Read the records below. Copy each line where the string "that" occurs.

[Items from a dataset]
......
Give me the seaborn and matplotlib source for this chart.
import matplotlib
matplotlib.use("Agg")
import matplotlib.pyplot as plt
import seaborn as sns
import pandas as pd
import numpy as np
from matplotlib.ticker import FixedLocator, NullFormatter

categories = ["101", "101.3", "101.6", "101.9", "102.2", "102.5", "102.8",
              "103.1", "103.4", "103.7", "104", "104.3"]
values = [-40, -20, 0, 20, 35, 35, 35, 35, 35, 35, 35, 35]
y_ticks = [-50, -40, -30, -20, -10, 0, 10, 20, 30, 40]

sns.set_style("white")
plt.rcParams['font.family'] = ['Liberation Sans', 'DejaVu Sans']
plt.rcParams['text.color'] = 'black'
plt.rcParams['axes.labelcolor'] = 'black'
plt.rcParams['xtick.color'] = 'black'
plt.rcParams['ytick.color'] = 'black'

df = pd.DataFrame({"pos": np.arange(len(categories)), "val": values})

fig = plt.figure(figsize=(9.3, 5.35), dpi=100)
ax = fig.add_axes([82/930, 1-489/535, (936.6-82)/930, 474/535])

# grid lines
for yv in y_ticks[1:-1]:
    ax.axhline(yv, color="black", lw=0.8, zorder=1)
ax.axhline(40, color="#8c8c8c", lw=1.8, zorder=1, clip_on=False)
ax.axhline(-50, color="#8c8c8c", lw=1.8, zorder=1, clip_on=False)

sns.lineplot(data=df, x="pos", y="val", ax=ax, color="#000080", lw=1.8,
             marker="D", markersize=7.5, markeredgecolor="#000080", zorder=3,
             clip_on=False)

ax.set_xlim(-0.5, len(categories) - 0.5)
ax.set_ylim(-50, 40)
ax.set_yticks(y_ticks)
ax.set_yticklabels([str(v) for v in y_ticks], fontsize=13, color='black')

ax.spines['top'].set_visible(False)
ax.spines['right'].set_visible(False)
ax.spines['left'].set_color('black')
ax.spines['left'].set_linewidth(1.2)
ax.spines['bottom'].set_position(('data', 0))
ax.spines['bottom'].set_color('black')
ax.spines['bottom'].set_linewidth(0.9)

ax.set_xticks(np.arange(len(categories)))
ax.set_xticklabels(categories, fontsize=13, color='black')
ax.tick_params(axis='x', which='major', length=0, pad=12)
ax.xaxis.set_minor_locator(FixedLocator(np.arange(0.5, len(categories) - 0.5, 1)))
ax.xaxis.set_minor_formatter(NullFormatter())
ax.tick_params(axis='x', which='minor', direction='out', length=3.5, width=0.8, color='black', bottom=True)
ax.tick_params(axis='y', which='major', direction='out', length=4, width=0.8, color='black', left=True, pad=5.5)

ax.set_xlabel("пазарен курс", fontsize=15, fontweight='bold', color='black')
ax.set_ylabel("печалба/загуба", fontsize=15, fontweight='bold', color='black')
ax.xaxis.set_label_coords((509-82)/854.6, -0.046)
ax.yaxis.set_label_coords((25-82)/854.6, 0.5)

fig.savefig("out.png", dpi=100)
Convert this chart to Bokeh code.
......
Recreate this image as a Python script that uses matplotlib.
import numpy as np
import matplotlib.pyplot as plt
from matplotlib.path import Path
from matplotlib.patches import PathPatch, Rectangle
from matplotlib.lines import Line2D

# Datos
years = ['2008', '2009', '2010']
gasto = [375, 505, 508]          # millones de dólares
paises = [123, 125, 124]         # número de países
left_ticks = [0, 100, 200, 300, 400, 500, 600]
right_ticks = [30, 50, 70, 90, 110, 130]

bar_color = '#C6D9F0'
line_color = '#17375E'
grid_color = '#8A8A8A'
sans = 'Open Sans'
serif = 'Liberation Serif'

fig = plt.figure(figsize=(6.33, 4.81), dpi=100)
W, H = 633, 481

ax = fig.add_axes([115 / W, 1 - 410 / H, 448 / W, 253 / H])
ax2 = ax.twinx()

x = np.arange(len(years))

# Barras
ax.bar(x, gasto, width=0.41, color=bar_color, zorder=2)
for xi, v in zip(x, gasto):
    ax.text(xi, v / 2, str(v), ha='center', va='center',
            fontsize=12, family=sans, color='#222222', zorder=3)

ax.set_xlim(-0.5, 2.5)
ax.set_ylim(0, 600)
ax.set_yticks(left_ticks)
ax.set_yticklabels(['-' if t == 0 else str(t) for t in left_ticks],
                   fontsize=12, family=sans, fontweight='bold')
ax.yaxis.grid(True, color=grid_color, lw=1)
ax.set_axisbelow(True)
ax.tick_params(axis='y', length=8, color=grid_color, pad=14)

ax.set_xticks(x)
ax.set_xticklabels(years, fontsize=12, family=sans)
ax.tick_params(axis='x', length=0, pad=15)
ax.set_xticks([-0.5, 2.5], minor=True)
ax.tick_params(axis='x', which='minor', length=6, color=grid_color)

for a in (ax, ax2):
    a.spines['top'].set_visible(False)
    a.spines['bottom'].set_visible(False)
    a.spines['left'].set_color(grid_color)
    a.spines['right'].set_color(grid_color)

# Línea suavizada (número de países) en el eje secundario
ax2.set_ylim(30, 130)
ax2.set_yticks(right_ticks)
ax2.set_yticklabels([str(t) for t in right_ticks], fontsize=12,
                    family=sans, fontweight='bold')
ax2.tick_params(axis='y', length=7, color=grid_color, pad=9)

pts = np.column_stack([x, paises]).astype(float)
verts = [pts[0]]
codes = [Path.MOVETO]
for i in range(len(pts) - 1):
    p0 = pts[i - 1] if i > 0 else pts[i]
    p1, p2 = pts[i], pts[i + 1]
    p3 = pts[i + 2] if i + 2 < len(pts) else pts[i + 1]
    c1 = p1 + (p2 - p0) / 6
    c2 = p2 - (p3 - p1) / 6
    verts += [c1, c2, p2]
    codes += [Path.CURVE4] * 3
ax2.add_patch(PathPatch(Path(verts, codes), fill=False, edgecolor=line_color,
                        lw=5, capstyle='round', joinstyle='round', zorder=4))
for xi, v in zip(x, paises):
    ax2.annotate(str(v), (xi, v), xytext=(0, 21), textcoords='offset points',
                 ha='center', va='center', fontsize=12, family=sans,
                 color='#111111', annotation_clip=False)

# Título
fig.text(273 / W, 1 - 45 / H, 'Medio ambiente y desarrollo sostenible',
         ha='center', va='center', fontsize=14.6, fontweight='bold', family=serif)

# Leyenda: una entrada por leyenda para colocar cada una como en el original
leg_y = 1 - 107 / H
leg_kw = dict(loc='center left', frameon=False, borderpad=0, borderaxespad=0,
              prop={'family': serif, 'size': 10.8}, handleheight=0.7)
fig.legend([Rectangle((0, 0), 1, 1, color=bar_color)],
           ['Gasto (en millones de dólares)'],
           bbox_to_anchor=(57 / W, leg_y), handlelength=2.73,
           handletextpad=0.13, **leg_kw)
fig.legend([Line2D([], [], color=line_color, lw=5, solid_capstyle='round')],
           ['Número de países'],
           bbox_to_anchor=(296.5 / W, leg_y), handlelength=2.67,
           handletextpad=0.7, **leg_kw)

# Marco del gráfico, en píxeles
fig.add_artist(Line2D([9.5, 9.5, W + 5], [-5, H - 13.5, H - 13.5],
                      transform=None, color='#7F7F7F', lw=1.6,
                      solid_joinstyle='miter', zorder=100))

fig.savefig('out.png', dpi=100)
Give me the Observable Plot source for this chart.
......
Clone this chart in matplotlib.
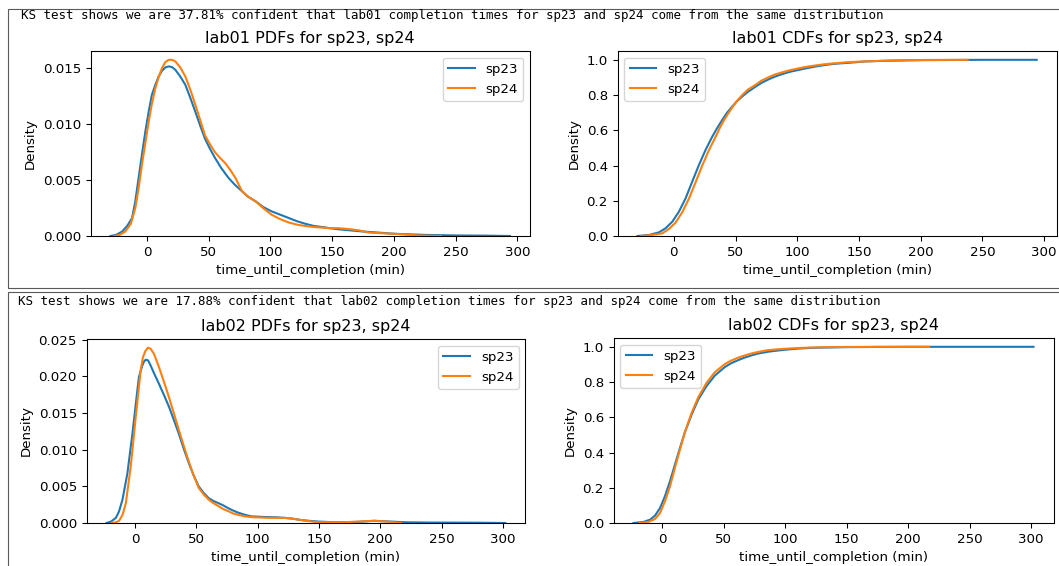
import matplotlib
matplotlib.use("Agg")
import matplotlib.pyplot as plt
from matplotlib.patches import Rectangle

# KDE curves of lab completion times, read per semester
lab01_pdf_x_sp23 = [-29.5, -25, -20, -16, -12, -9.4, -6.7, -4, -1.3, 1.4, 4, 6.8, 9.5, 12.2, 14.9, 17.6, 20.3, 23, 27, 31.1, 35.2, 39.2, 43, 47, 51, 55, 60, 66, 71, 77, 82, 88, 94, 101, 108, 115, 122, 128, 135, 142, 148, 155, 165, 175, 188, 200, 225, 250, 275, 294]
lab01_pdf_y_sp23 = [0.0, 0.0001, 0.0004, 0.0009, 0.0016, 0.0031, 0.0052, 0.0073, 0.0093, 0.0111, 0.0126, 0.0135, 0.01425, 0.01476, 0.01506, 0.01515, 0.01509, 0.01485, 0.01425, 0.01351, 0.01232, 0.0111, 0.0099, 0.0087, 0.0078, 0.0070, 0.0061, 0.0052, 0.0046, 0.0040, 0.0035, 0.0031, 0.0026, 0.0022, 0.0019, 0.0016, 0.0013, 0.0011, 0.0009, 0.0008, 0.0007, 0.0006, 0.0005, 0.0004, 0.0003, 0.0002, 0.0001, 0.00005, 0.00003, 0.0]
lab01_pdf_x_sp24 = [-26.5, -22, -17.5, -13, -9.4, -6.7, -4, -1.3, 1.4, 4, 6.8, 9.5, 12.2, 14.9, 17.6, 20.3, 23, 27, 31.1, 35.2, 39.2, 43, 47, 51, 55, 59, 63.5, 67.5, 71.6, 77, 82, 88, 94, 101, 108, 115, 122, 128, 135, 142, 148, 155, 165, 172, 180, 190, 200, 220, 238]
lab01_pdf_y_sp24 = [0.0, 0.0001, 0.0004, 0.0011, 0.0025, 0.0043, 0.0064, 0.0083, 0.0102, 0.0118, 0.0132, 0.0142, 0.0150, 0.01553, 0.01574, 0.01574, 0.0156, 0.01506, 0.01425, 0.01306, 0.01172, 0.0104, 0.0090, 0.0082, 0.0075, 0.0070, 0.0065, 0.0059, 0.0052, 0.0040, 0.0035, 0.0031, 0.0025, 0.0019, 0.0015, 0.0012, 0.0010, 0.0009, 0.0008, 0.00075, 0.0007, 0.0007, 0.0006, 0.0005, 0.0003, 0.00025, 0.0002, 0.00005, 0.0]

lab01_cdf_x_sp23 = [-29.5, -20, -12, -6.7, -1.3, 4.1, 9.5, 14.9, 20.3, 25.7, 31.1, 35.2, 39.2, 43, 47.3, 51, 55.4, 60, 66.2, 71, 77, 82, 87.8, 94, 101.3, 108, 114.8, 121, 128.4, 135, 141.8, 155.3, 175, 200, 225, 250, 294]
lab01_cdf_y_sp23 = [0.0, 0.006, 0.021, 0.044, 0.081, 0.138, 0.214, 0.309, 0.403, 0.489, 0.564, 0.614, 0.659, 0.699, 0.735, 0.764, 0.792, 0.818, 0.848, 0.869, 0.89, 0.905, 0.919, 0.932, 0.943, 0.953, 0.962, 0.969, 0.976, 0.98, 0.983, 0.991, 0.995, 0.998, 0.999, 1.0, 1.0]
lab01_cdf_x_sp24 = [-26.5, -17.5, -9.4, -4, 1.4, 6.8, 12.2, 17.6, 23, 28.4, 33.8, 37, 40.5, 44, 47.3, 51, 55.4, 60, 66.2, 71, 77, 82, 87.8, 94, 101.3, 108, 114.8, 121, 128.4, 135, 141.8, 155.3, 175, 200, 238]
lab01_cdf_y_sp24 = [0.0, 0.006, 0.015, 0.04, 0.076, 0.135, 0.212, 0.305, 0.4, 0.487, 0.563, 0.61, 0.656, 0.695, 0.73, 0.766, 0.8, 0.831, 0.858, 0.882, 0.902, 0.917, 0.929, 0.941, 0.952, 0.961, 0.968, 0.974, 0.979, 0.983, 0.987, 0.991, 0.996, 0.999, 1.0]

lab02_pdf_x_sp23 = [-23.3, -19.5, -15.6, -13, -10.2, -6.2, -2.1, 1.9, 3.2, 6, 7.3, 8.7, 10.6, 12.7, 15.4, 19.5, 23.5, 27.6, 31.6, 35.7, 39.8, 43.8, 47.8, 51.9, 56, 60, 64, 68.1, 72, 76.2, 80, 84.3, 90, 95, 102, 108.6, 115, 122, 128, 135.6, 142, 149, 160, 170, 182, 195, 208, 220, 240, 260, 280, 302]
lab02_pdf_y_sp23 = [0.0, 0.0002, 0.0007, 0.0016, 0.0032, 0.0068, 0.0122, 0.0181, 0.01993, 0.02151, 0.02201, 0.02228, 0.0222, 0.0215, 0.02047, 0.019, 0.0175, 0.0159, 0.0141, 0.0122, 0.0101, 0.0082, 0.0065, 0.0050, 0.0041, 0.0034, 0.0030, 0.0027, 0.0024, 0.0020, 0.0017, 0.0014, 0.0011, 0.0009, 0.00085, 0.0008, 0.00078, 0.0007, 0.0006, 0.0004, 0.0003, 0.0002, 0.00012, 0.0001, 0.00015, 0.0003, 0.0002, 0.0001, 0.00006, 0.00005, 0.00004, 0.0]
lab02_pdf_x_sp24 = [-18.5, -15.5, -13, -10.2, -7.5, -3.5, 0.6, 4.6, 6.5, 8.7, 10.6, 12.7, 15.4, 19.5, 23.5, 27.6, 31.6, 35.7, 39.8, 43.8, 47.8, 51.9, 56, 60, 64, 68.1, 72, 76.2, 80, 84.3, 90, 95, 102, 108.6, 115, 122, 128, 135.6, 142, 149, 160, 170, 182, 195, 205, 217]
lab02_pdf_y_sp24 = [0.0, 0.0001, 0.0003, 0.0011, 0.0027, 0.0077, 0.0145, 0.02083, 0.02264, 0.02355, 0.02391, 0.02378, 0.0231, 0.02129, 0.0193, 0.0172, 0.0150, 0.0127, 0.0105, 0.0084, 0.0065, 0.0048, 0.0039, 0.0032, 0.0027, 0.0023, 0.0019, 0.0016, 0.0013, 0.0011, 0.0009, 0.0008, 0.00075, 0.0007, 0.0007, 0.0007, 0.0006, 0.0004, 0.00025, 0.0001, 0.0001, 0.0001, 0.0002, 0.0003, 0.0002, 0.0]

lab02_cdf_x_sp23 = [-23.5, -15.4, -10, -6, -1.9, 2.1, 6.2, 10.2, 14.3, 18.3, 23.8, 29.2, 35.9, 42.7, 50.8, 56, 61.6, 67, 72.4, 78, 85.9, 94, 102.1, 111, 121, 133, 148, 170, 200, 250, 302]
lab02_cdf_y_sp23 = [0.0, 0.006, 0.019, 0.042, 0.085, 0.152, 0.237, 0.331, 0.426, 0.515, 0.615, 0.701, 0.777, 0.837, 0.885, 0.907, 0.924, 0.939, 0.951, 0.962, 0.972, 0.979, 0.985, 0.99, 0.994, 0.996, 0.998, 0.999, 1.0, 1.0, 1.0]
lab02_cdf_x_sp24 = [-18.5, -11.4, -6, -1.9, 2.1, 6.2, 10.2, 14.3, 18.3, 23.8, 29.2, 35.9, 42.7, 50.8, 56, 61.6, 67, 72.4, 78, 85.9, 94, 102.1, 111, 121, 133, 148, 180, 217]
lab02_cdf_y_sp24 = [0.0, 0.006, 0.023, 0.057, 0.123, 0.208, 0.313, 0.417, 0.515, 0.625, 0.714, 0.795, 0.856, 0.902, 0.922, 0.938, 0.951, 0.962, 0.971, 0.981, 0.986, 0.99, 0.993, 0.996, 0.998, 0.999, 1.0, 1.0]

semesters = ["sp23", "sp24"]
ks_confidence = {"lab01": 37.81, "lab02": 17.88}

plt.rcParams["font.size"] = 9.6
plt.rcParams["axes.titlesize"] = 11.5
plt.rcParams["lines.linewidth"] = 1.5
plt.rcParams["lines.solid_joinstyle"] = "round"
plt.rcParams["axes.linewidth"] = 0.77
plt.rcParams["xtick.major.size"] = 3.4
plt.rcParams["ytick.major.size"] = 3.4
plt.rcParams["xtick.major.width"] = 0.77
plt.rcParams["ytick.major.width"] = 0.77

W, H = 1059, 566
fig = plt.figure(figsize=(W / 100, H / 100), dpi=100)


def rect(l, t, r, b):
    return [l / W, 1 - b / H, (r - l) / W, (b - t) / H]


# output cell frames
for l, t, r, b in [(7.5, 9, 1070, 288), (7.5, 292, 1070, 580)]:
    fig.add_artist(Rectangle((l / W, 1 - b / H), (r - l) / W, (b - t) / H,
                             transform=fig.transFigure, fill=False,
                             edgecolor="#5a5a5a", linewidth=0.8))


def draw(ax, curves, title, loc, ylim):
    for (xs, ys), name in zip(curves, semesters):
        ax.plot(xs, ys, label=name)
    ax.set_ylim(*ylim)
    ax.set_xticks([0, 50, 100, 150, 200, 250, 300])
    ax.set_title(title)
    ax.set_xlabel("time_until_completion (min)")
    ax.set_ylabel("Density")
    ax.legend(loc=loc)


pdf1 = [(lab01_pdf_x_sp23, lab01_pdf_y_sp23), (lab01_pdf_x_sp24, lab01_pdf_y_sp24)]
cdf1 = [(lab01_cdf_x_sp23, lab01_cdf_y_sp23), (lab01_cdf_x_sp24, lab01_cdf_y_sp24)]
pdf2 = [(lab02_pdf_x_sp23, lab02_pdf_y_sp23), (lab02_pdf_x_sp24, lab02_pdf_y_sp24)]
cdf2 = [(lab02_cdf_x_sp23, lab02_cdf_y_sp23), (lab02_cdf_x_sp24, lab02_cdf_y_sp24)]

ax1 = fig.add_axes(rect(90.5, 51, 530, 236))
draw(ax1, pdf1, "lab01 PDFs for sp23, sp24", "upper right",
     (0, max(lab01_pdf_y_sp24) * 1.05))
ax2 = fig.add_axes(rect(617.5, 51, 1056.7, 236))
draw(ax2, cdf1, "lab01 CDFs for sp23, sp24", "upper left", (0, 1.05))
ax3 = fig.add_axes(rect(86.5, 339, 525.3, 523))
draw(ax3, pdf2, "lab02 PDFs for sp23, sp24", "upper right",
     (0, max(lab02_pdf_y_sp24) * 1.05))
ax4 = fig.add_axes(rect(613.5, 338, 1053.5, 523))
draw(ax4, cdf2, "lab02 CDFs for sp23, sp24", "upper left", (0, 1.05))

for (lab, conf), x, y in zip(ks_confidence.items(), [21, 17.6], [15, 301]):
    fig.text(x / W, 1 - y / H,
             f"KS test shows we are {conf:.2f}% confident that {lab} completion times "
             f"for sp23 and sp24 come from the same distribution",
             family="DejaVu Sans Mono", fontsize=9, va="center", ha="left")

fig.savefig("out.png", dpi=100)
......
RESULT OF THIS TASK ->
Recreate this image as a Python script that uses matplotlib.
             f"KS test shows we are {conf:.2f}% confident that {lab} completion times "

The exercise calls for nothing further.